>> begin
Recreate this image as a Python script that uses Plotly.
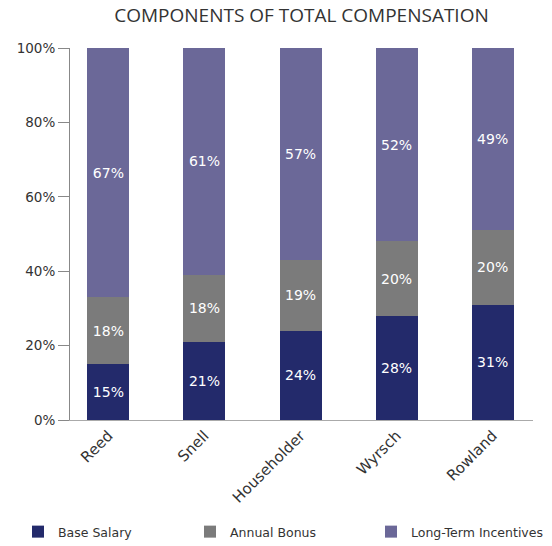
import plotly.graph_objects as go

names = ["Reed", "Snell", "Householder", "Wyrsch", "Rowland"]
base_salary = [15, 21, 24, 28, 31]
annual_bonus = [18, 18, 19, 20, 20]
long_term = [67, 61, 57, 52, 49]
series_names = ["Base Salary", "Annual Bonus", "Long-Term Incentives"]
colors = ["#232a6b", "#7b7b7b", "#6b6898"]
y_ticks = [0, 20, 40, 60, 80, 100]
y_tick_text = ["0%", "20%", "40%", "60%", "80%", "100%"]

FONT = "DejaVu Sans"
W, H = 552, 546
legend_ids = ["legend", "legend2", "legend3"]
legend_x = [18, 190, 371]

fig = go.Figure()
for name, vals, col, lg in zip(series_names, [base_salary, annual_bonus, long_term], colors, legend_ids):
    fig.add_trace(go.Bar(
        x=names, y=vals, name=name, marker=dict(color=col, line=dict(width=0)),
        text=[f"{v}%" for v in vals], textposition="inside", insidetextanchor="middle",
        textfont=dict(color="white", size=14, family=FONT), textangle=0,
        legend=lg, showlegend=True,
    ))

legend_common = dict(orientation="h", xref="container", xanchor="left",
                     yref="container", y=1 - 532 / H, yanchor="middle",
                     font=dict(size=12.5, color="#333333", family=FONT),
                     bgcolor="rgba(0,0,0,0)", borderwidth=0, visible=True)

fig.update_layout(
    barmode="stack", bargap=0.5625,
    width=W, height=H, showlegend=True,
    margin=dict(l=70, r=19, t=48, b=126, autoexpand=False),
    plot_bgcolor="white", paper_bgcolor="white",
    font=dict(family=FONT, color="#333333", size=13),
    title=dict(text="COMPONENTS OF TOTAL COMPENSATION", x=0.5, xref="paper",
               y=1 - 15 / H, yref="container", xanchor="center", yanchor="middle",
               font=dict(size=19, color="#333333", family="Open Sans")),
    xaxis=dict(range=[-0.4, 4.42], showline=True, linecolor="#aaaaaa", linewidth=1,
               ticks="", tickangle=-45, tickfont=dict(size=15, color="#333333", family=FONT),
               showgrid=False, zeroline=False),
    yaxis=dict(range=[0, 100], tickvals=y_ticks, ticktext=y_tick_text,
               showline=True, linecolor="#888888", linewidth=1,
               ticks="outside", ticklen=11, tickcolor="#888888",
               showgrid=False, zeroline=False,
               tickfont=dict(size=13.5, color="#333333", family=FONT)),
    legend=dict(x=legend_x[0] / W, **legend_common),
    legend2=dict(x=legend_x[1] / W, **legend_common),
    legend3=dict(x=legend_x[2] / W, **legend_common),
)
fig.write_html("out.html", config={"displayModeBar": False},
               post_script="document.body.style.margin='0';")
>> end
## WHAT TO WORK ON
Transcribe all of the material exactly, leaving out whatever pictures it contains.

## CORRECT OUTPUT
Recreate this image as a Python script that uses Plotly.
import plotly.graph_objects as go

names = ["Reed", "Snell", "Householder", "Wyrsch", "Rowland"]
base_salary = [15, 21, 24, 28, 31]
annual_bonus = [18, 18, 19, 20, 20]
long_term = [67, 61, 57, 52, 49]
series_names = ["Base Salary", "Annual Bonus", "Long-Term Incentives"]
colors = ["#232a6b", "#7b7b7b", "#6b6898"]
y_ticks = [0, 20, 40, 60, 80, 100]
y_tick_text = ["0%", "20%", "40%", "60%", "80%", "100%"]

FONT = "DejaVu Sans"
W, H = 552, 546
legend_ids = ["legend", "legend2", "legend3"]
legend_x = [18, 190, 371]

fig = go.Figure()
for name, vals, col, lg in zip(series_names, [base_salary, annual_bonus, long_term], colors, legend_ids):
    fig.add_trace(go.Bar(
        x=names, y=vals, name=name, marker=dict(color=col, line=dict(width=0)),
        text=[f"{v}%" for v in vals], textposition="inside", insidetextanchor="middle",
        textfont=dict(color="white", size=14, family=FONT), textangle=0,
        legend=lg, showlegend=True,
    ))

legend_common = dict(orientation="h", xref="container", xanchor="left",
                     yref="container", y=1 - 532 / H, yanchor="middle",
                     font=dict(size=12.5, color="#333333", family=FONT),
                     bgcolor="rgba(0,0,0,0)", borderwidth=0, visible=True)

fig.update_layout(
    barmode="stack", bargap=0.5625,
    width=W, height=H, showlegend=True,
    margin=dict(l=70, r=19, t=48, b=126, autoexpand=False),
    plot_bgcolor="white", paper_bgcolor="white",
    font=dict(family=FONT, color="#333333", size=13),
    title=dict(text="COMPONENTS OF TOTAL COMPENSATION", x=0.5, xref="paper",
               y=1 - 15 / H, yref="container", xanchor="center", yanchor="middle",
               font=dict(size=19, color="#333333", family="Open Sans")),
    xaxis=dict(range=[-0.4, 4.42], showline=True, linecolor="#aaaaaa", linewidth=1,
               ticks="", tickangle=-45, tickfont=dict(size=15, color="#333333", family=FONT),
               showgrid=False, zeroline=False),
    yaxis=dict(range=[0, 100], tickvals=y_ticks, ticktext=y_tick_text,
               showline=True, linecolor="#888888", linewidth=1,
               ticks="outside", ticklen=11, tickcolor="#888888",
               showgrid=False, zeroline=False,
               tickfont=dict(size=13.5, color="#333333", family=FONT)),
    legend=dict(x=legend_x[0] / W, **legend_common),
    legend2=dict(x=legend_x[1] / W, **legend_common),
    legend3=dict(x=legend_x[2] / W, **legend_common),
)
fig.write_html("out.html", config={"displayModeBar": False},
               post_script="document.body.style.margin='0';")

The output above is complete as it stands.